As you can see, on each physical disk, even though they are embedded in LVM logical volumes with different UUIDs, themselves embedded in LUKS containers with different UUIDs, they all have the same UUID c081646d-1234-1234-1234-2d821fbea470. Note that the same can be said about the bakYY volumes, they all share the UUID bf21d462-1234-1234-1234-15b3a1f6ec9a, and they don't use LVM.

On a slow system like ours, the above sequence of events, repeated on each of the 3 disks will trigger an attempt by systemd to mount /dev/disk/by-uuid/e2e4c5ab-1234-1234-1234-189b1dca208a to /sysroot as soon as the first disk is ready, even though the other 2 are not. Of course, it will fail.

How to solve this ?

We have to somehow make sure that systemd waits for ALL the disks to be ready (= LVM and BTRFS scanned and found).

Our first idea was to simply add forward dependencies to sysroot.mount:

Requires=dev-mapper-root00vg-root.device
After=dev-mapper-root00vg-root.device

But this does not work: device units are transient, there are no devices at mkinitcpio build time.

So the solution is to use reverse-dependencies, using systemd drop-ins.

For each device that we want to wait for, we create a drop-in directory and add a override.conf file to it that contains the new dependency:

[Install]
RequiredBy=sysroot.mount

Now these dir/files will not be pulled automatically by mkinitcpio so you will have to explicitly declare them somewhere.

Limitations

We're lucky: it works for us. It might not work with a big number of devices.

Each LVM LV that is found and attached in /dev/mapper fulfills a "RequiredBy" of sysroot.mount and that's good enough for 3 devices, but in reality an extra step is taking place between the two that is needed: the discovery of the BTRFS FS on the LVM LV...

Since the BTRFS UUID is shared among devices, I can't really use that UUID to trigger anything... Unless there were a way to say that a device is required 3 times (which would mean hard coding a number somewhere and I would not like that)... I don't think this is workeable...

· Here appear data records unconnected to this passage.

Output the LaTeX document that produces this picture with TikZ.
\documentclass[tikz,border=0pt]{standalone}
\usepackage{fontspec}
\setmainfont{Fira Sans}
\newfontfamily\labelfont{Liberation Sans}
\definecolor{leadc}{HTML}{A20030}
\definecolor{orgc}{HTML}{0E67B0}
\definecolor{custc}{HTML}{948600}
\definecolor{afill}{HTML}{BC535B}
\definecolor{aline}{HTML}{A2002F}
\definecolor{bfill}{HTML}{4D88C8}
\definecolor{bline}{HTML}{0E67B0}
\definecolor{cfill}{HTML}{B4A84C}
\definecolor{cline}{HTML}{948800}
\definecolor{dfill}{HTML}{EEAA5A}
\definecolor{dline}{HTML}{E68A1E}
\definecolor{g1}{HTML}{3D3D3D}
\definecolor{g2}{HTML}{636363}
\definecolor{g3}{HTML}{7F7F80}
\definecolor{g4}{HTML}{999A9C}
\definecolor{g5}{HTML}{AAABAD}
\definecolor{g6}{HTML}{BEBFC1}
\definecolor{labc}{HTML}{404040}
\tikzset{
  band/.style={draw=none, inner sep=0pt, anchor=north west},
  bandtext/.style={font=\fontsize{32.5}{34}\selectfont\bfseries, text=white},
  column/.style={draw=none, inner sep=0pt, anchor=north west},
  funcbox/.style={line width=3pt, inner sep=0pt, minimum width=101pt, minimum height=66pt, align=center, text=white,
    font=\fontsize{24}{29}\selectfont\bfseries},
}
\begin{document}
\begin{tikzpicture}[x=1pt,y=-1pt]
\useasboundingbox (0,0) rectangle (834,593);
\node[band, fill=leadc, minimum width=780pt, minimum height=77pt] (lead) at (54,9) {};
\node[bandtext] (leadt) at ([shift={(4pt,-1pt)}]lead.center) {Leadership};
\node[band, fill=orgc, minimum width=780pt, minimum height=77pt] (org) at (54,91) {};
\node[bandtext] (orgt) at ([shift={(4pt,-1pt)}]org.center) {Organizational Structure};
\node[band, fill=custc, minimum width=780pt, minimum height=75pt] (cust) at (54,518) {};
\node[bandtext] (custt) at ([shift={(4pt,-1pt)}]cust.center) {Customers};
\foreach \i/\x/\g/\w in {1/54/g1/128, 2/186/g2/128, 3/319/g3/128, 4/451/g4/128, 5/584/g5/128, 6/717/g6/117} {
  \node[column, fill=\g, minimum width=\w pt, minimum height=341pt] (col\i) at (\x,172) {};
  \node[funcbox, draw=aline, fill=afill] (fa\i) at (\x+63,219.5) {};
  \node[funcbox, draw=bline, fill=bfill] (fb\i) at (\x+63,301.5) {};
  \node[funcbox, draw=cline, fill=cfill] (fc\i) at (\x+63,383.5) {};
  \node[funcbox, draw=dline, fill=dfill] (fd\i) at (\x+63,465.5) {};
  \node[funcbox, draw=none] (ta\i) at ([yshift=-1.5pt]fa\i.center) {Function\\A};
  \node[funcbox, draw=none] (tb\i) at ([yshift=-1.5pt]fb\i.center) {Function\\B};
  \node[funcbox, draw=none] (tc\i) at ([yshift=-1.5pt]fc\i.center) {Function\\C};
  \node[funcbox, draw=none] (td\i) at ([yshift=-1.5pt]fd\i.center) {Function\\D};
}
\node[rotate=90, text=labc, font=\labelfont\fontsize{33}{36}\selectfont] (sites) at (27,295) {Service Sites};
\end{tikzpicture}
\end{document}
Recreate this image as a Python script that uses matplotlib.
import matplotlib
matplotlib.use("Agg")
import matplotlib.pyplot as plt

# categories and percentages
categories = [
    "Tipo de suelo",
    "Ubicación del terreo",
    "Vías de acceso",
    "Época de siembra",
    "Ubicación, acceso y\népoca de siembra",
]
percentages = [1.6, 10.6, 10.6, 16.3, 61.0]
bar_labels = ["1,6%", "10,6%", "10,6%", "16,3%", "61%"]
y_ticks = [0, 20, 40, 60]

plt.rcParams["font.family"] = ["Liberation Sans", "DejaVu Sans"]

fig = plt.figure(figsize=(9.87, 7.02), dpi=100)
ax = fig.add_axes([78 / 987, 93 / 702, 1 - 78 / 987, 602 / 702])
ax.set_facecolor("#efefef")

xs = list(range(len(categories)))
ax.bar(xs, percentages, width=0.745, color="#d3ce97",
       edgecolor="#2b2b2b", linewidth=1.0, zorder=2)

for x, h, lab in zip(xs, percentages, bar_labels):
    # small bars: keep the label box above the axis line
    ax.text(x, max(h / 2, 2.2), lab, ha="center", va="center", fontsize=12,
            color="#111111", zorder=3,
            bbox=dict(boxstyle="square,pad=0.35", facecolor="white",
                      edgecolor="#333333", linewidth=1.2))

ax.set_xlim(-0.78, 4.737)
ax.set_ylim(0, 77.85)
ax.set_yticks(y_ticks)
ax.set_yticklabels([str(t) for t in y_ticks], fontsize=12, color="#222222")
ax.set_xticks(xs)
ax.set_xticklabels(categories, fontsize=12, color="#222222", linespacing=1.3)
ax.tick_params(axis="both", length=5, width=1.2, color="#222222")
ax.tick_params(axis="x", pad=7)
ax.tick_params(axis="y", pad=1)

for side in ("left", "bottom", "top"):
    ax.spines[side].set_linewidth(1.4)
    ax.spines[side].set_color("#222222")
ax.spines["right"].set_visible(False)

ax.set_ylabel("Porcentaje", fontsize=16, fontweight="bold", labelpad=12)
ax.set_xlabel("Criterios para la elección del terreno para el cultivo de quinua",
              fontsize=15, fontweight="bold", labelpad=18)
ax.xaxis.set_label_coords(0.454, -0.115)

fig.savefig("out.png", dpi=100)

Another way of doing would be to have a the LVM attachement trigger a service that checks if the BTRFS raid is mountable. That means it would fail the first time, the second time too (although it would be mountable in degraded mode) but succeed the third time (or xth time, where x is the number of devices taking part into that raid)... I tried that but I could not get sysroot.mount to wait for anything... It was ignoring any After or Requires and was mounting as soon as the What condition was workeable... not sure if it is wanted or a bug...

Also: there is no tool to tell you if a volume is mountable or not... 2 possibilities : really try to mount it, or parse the output of "BTRFS device info xxxx" for "missing device"... both not nice.

For this one however I thought that a cleaner solution would be to have a service indeed check for the BTRFS mountability of sysroot and then simply add a new simlink in /dev/mapper/mountable_sysroot (via udev ?) and have sysroot.mount use this path as its What condition. I did not try it... I'm not sure there is a way to fool udev into doing that somehow...

Complete solution

/etc/mkinitcpio-systemd-tool/config/fstab

# The partition that contains the keys to the sysXX partitions
UUID=e2e4c5ab-1234-1234-1234-189b1dca208a       /root/keys/source       ext4            rw,noatime,stripe=4,x-systemd.device-timeout=9999h,x-systemd.before=sysroot.mount,x-systemd.required-by=sysroot.mount      0 1

/etc/mkinitcpio-systemd-tool/config/crypttab

# Keys disk
keys           UUID=0d0e6aa4-1234-1234-1234-081b5b0a57b8    none                         luks

# System disks
sys00          UUID=9286a856-1234-1234-1234-982e2574c318    /root/keys/source/s00.key    luks
sys01          UUID=9eedc985-1234-1234-1234-c526da7479dc    /root/keys/source/s01.key    luks
sys02          UUID=db94e9a4-1234-1234-1234-2264a5c5c8f9    /root/keys/source/s02.key    luks

Copy /usr/lib/systemd/system/initrd-dropbear.service to /etc/systemd/system and add:

# We want to login with password
[Service]
ExecStart=
ExecStart=/bin/dropbear -j -k -F -p ${SSHD_PORT}

[X-SystemdTool]
InitrdBuild=/usr/lib/mkinitcpio-systemd-tool/initrd-build.sh command=do_root_login_enable

# We need these to make sure BTRFS (well, LVM in fact) scan is completed BEFORE sysroot is mounted
InitrdPath=/etc/systemd/system/dev-mapper-root00vg-root.device.d/override.conf
InitrdPath=/etc/systemd/system/dev-mapper-root01vg-root.device.d/override.conf
InitrdPath=/etc/systemd/system/dev-mapper-root02vg-root.device.d/override.conf

Create /etc/systemd/system/dev-mapper-rootXXvg-root.device.d/override.conf as follows:

dev-mapper-root00vg-root.device.d
└── override.conf
dev-mapper-root01vg-root.device.d
└── override.conf
dev-mapper-root02vg-root.device.d
└── override.conf

with content:

[Install]
RequiredBy=sysroot.mount

/etc/systemd/system/sysroot.mount:

[Unit]
Requires=root-keys-source.mount
After=root-keys-source.mount
Before=initrd-root-fs.target
ConditionPathExists=/etc/initrd-release
DefaultDependencies=false

[Mount]
What=/dev/disk/by-uuid/c081646d-1234-1234-1234-2d821fbea470
Where=/sysroot
Type=btrfs
Options=noatime,subvol=/@

[Install]
WantedBy=initrd-root-fs.target

You must remove the "root" option from the kernel parameters !